Tom: All the characters are voiced exceedingly well, (specifically referring to the Japanese audio track) and they’ve got some top talent here, with Bell-kun’s VA also being the same man who voiced Kirito in Sword Art Online. The excellent voice work only adds to the show’s last top quality component: its battle sequences. The show has some real stunning animation during its numerous epic encounters peppered throughout the show. In most action anime there’s an episode that can be pinpointed for a low budget, with poor animation and off artwork. But DanMachi makes that episode hard to nail down as the quality is impressively high throughout the show’s run. It easily trumps most of the other Spring shows in terms of sheer visual presence.
Linny: The dungeon mechanics in the show made for some spectacular action scenes and visual treats. The show spared no expense in ensuring that every fight and battle looked flawless and mesmerizing, even when there was an epic showdown in almost every other episode. The consistent quality of visuals and animation alone makes the show stand apart. However, I do feel like the storyline could have benefited from exploring its RPG leveling mechanics more, rather than just using it to let you know that Bell-kun is “special”. Even the battles, while entertaining and plentiful, hold potential for a lot more, given the world and mechanics the show is set in.
Tom: While the RPG elements are significantly more downplayed than I’d have preferred, it’s still a mesmerizingly enjoyable story, if a bit predictable, and perhaps that’s where the larger complaints come in for DanMachi. It’s never truly unique, the story often progressing in the most predictable patterns. But DanMachi is told with enough flair and passion that this aspect might be easy to overlook for the less critical viewer. Another disappointing element is how generic the core story can be, with heavy elements of harem creeping up in intensity as the show continues. You don’t often feel like anything original is occurring, and what few original elements it does have are left dangling with few answers given. This would be less of a problem if there was a second season, but it’s only this year that DanMachi was announced as actually getting a proper follow up, besides the mediocre spin off, Oratoria. Thankfully there’s still the ongoing Manga and Light Novel series (Both well into their Western releases) if you’re desperate for your answers.

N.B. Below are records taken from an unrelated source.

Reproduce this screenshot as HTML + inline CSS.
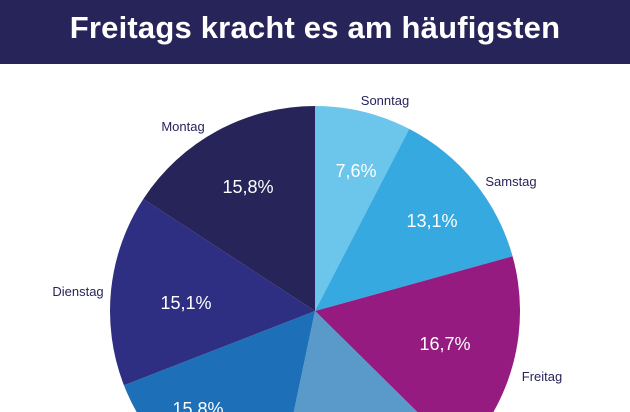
<!DOCTYPE html>
<html><head><meta charset="utf-8"><style>
html,body{margin:0;padding:0;background:#fff;width:630px;height:412px;overflow:hidden;font-family:"Liberation Sans",sans-serif}
.t{position:absolute;left:0;top:0;width:630px;height:64px;background:#272459;color:#fff;font-weight:bold;font-size:31px;text-align:center;line-height:56px;letter-spacing:0.2px}
</style></head><body>
<div class="t">Freitags kracht es am häufigsten</div>
<svg width="630" height="412" style="position:absolute;left:0;top:0" xmlns="http://www.w3.org/2000/svg">
<g id="p"></g>
<g font-family="Liberation Sans, sans-serif" fill="#fff" font-size="18" text-anchor="middle">
<text x="248" y="193">15,8%</text>
<text x="356" y="177">7,6%</text>
<text x="432" y="227">13,1%</text>
<text x="186" y="309">15,1%</text>
<text x="445" y="350">16,7%</text>
<text x="198" y="415">15,8%</text>
</g>
<g font-family="Liberation Sans, sans-serif" fill="#272459" font-size="13" text-anchor="middle">
<text x="385" y="105">Sonntag</text>
<text x="511" y="186">Samstag</text>
<text x="542" y="381">Freitag</text>
<text x="78" y="296">Dienstag</text>
<text x="183" y="131">Montag</text>
</g>
</svg>
<script>
var cx=315,cy=311,r=205,v=[7.6,13.1,16.7,15.9,15.8,15.1,15.8],c=["#6CC5EA","#36A9E0","#951B81","#5A9ACB","#1D70B7","#2E2F82","#272459"];
var a=0,s="";
for(var i=0;i<v.length;i++){var b=a+v[i]/100*2*Math.PI;
var x1=cx+r*Math.sin(a),y1=cy-r*Math.cos(a),x2=cx+r*Math.sin(b),y2=cy-r*Math.cos(b);
s+='<path d="M'+cx+','+cy+'L'+x1+','+y1+'A'+r+','+r+' 0 '+(b-a>Math.PI?1:0)+' 1 '+x2+','+y2+'Z" fill="'+c[i]+'"/>';a=b;}
document.getElementById("p").innerHTML=s;
</script>
</body></html>
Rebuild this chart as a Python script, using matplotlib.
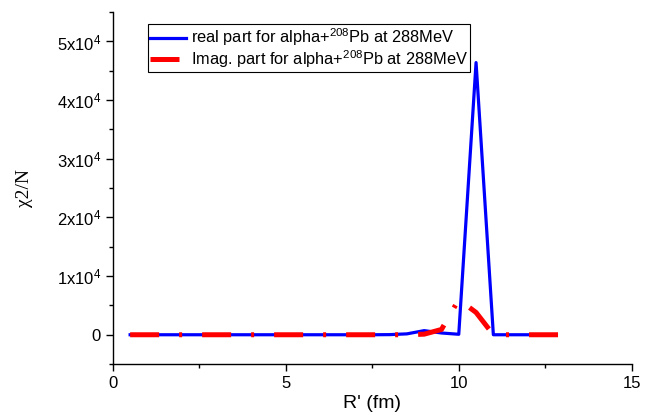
import numpy as np
import matplotlib
matplotlib.use("Agg")
import matplotlib.pyplot as plt
from matplotlib.ticker import FixedLocator, FuncFormatter

plt.rcParams.update({
    "font.family": ["Liberation Sans", "DejaVu Sans"],
    "mathtext.fontset": "custom",
    "mathtext.rm": "Liberation Sans",
    "mathtext.it": "Liberation Sans:italic",
    "mathtext.bf": "Liberation Sans:bold",
    "axes.linewidth": 1.0,
})

# data
r_real = [0.5, 1.0, 1.5, 2.0, 2.5, 3.0, 3.5, 4.0, 4.5, 5.0, 5.5, 6.0, 6.5,
          7.0, 7.5, 8.0, 8.5, 9.0, 9.5, 10.0, 10.5, 11.0, 11.5, 12.0, 12.5]
chi_real = [0, 0, 0, 0, 0, 0, 0, 0, 0, 0, 0, 0, 0,
            0, 0, 20, 150, 700, 300, 80, 46400, 0, 0, 0, 0]

r_imag = [0.5, 1.0, 1.5, 2.0, 2.5, 3.0, 3.5, 4.0, 4.5, 5.0, 5.5, 6.0, 6.5,
          7.0, 7.5, 8.0, 8.5, 9.0, 9.5, 10.0, 10.5, 11.0, 11.5, 12.0, 12.5, 13.0]
chi_imag = [0, 0, 0, 0, 0, 0, 0, 0, 0, 0, 0, 0, 0,
            0, 0, 0, 0, 100, 900, 6000, 3800, 0, 0, 0, 0, 0]

y_major = [0, 10000, 20000, 30000, 40000, 50000]
x_major = [0, 5, 10, 15]

fig = plt.figure(figsize=(6.56, 4.18), dpi=100)
ax = fig.add_axes([0.172, 0.129, 0.791, 0.842])

ax.plot(r_real, chi_real, color="#0000FF", lw=2.3,
        label=r"real part for alpha+$^{208}$Pb at 288MeV", zorder=2)
ax.plot(r_imag, chi_imag, color="#FF0000", lw=3.6,
        linestyle=(0, (5.8, 4.0, 0.6, 4.0)), dash_capstyle="butt",
        label=r"Imag. part for alpha+$^{208}$Pb at 288MeV", zorder=3)

ax.set_xlim(0, 15)
ax.set_ylim(-5000, 55000)
ax.xaxis.set_major_locator(FixedLocator(x_major))
ax.xaxis.set_minor_locator(FixedLocator([2.5, 7.5, 12.5]))
ax.yaxis.set_major_locator(FixedLocator(y_major))
ax.yaxis.set_minor_locator(FixedLocator([-5000, 5000, 15000, 25000, 35000, 45000, 55000]))


def ylab(v, pos):
    if v == 0:
        return "0"
    return r"%dx10$^{4}$" % round(v / 10000)


ax.yaxis.set_major_formatter(FuncFormatter(ylab))
ax.tick_params(which="major", direction="out", length=5, width=1, labelsize=12)
ax.tick_params(which="minor", direction="out", length=3, width=1)
ax.spines["top"].set_visible(False)
ax.spines["right"].set_visible(False)

ax.set_xlabel("R' (fm)", fontsize=14, labelpad=3)
ax.set_ylabel("χ2/N", fontsize=14, family=["Liberation Serif", "DejaVu Serif"], labelpad=17)

leg = ax.legend(loc="upper left", bbox_to_anchor=(0.067, 0.966), fontsize=11.8,
                frameon=True, fancybox=False, edgecolor="black", framealpha=1,
                handlelength=2.2, handletextpad=0.3, borderpad=0.15,
                labelspacing=0.0, borderaxespad=0)
leg.get_frame().set_linewidth(0.8)

fig.savefig("out.png", dpi=100)
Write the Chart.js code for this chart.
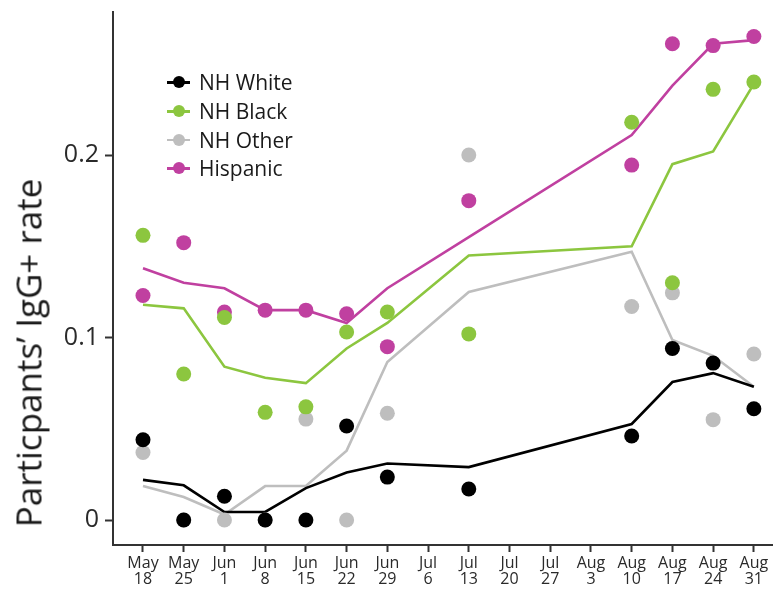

Linny: The unanswered and abandoned plot lines are a major flaw in the show and bound to leave a lot of fans disappointed and confused. Whether it was because of bad execution or hoping for a second season, it still isn’t a valid excuse for how badly the subplots were handled. And unlike Tom, I found the generic parts of the show dull and found myself tuning out during some of them. A lot of the side storylines are soon abandoned and forgotten which is a shame as some of them held real potential to elevate the show’s entertainment value.
Tom: DanMachi isn’t perfect, heck I’d be hard pressed to try and call it a contender for best Anime of 2015. But it’s good fun all the same and quite enjoyable for what it is. With a second season now confirmed, I might even be willing to call it a must watch of 2015.
Linny: DanMachi is indeed a fun show, one you watch knowing full well it isn’t going to blow your mind but will make for a entertaining journey even so. Watching our hero and others venturing into the dungeons to face off against all kinds of monsters and exploring other mysteries of their world, combined with interesting, if stereotypical, characters make for a competent show that is likely to appeal to a shonen crowd.